No rol de contratações da AEL também está a de Bruno Baptista, 27 anos. Ele é filho do brigadeiro Carlos Baptista Júnior, presidente da Copac, a comissão da FAB responsável pela concorrência bilionária para a compra de caças de combate (programa F-X2). Na AEL, Bruno, que estudou no colégio militar e estagiou no setor comercial de uma emissora de tevê na capital federal, ganhou um cargo no departamento de marketing. Na lista de apadrinhados consta também o nome de Gabriel Bermudez, filho de outro brigadeiro do Alto Comando, Antonio Moretti Bermudez, que foi chefe da comunicação social da FAB e, em abril, assumiu o Sexto Comando Aéreo Regional, em Brasília, numa cerimônia repleta de homenagens a Burnier e Saito. Gabriel concluiu o curso de engenharia elétrica na Universidade de Brasília em 2008, estagiou na Aneel e trabalhava numa empreiteira até ganhar o cargo de engenheiro de software na AEL. Em seu currículo, ele se diz “usuário avançado de internet”, com “grande experiência” no uso do Windows e do pacote Office. Relata alguns cursos básicos de programação insuficientes, por definição, para aplicação em projetos avançados de aviação militar. O filho do brigadeiro atua no projeto de modernização do avião de transporte C-95 Bandeirante, outro xodó da dupla Saito-Burnier.

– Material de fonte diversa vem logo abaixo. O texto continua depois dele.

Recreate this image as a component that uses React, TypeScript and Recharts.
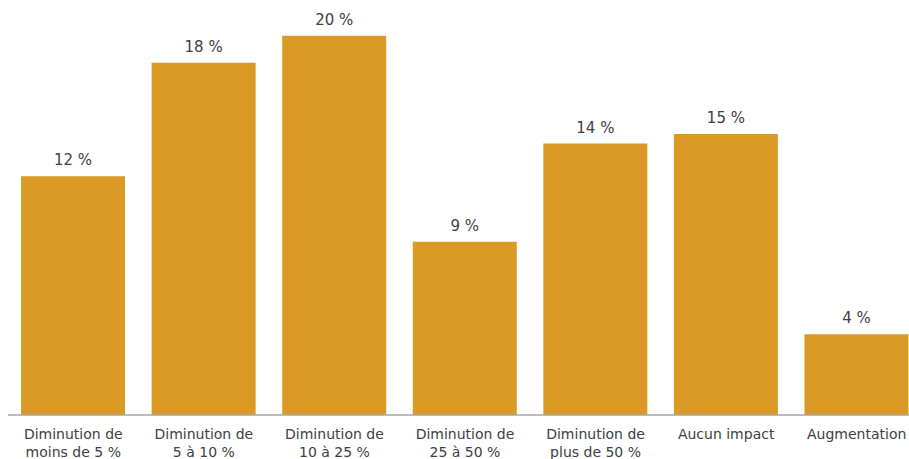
import React from "react";
import { BarChart, Bar, XAxis, YAxis, LabelList } from "recharts";

const categories = [
  "Diminution de\nmoins de 5 %",
  "Diminution de\n5 à 10 %",
  "Diminution de\n10 à 25 %",
  "Diminution de\n25 à 50 %",
  "Diminution de\nplus de 50 %",
  "Aucun impact",
  "Augmentation",
];
const values = [12.4, 18.3, 19.7, 9.0, 14.1, 14.6, 4.2];

const data = categories.map((c, i) => ({ name: c, value: values[i] }));

const FONT = "'DejaVu Sans', sans-serif";

const Tick = (props: any) => {
  const { x, y, payload } = props;
  const lines = String(payload.value).split("\n");
  return (
    <text x={x} y={y} textAnchor="middle" fill="#404040" fontSize={14} fontFamily={FONT}>
      {lines.map((l, i) => (
        <tspan key={i} x={x} dy={i === 0 ? 24 : 17.5}>
          {l}
        </tspan>
      ))}
    </text>
  );
};

export default function App() {
  return (
    <div
      style={{
        position: "fixed",
        left: 0,
        top: 0,
        width: 909,
        height: 459,
        overflow: "hidden",
        background: "#fff",
      }}
    >
      <div style={{ position: "absolute", left: 8, top: 8 }}>
        <BarChart
          width={914}
          height={451}
          data={data}
          margin={{ top: 22, right: 0, bottom: 0, left: 0 }}
          barCategoryGap="10%"
        >
          <XAxis
            dataKey="name"
            interval={0}
            tickLine={false}
            tickSize={0}
            tickMargin={0}
            height={44}
            axisLine={{ stroke: "#A6A6A6", strokeWidth: 1.5 }}
            tick={<Tick />}
          />
          <YAxis hide domain={[0, 20]} allowDataOverflow={false} />
          <Bar dataKey="value" fill="#DA9A25" isAnimationActive={false}>
            <LabelList
              dataKey="value"
              position="top"
              offset={11}
              formatter={(v: any) => `${Math.round(Number(v))}\u00a0%`}
              fill="#404040"
              fontSize={15}
              fontFamily={FONT}
            />
          </Bar>
        </BarChart>
      </div>
    </div>
  );
}
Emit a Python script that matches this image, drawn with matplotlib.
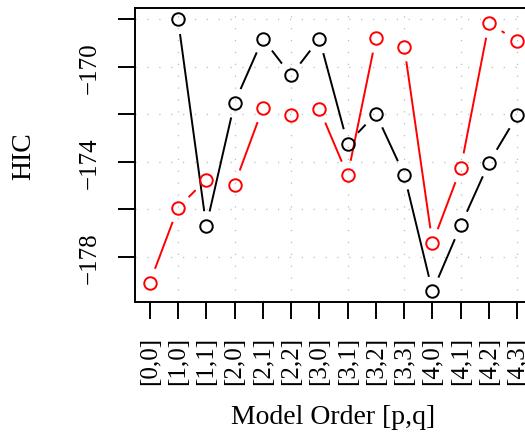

O programa de modernização, que consistiu basicamente na instalação de um cockpit digital num avião com 40 anos de idade, foi alvo de críticas dentro da própria FAB. Segundo informações do Portal da Transparência, a AEL já faturou dos cofres públicos R$ 180 milhões. Em 2003, ela havia conseguido pouco mais de R$ 300 mil em contratos governamentais. Esse valor saltou para R$ 2,8 milhões no ano seguinte e chegou a R$ 53,7 milhões em 2011. Até agosto deste ano, já foram R$ 30 milhões. Questionada por ISTOÉ, a AEL preferiu não se manifestar. O gabinete de Collor informou que Darke estava viajando. A FAB, por sua vez, disse que “informações relativas a funcionários devem ser prestadas pela empresa”. Alegou que a participação de militares no conselho diretor da AEL é importante para “resguardar os interesses estratégicos dos programas militares ligados à soberania nacional.”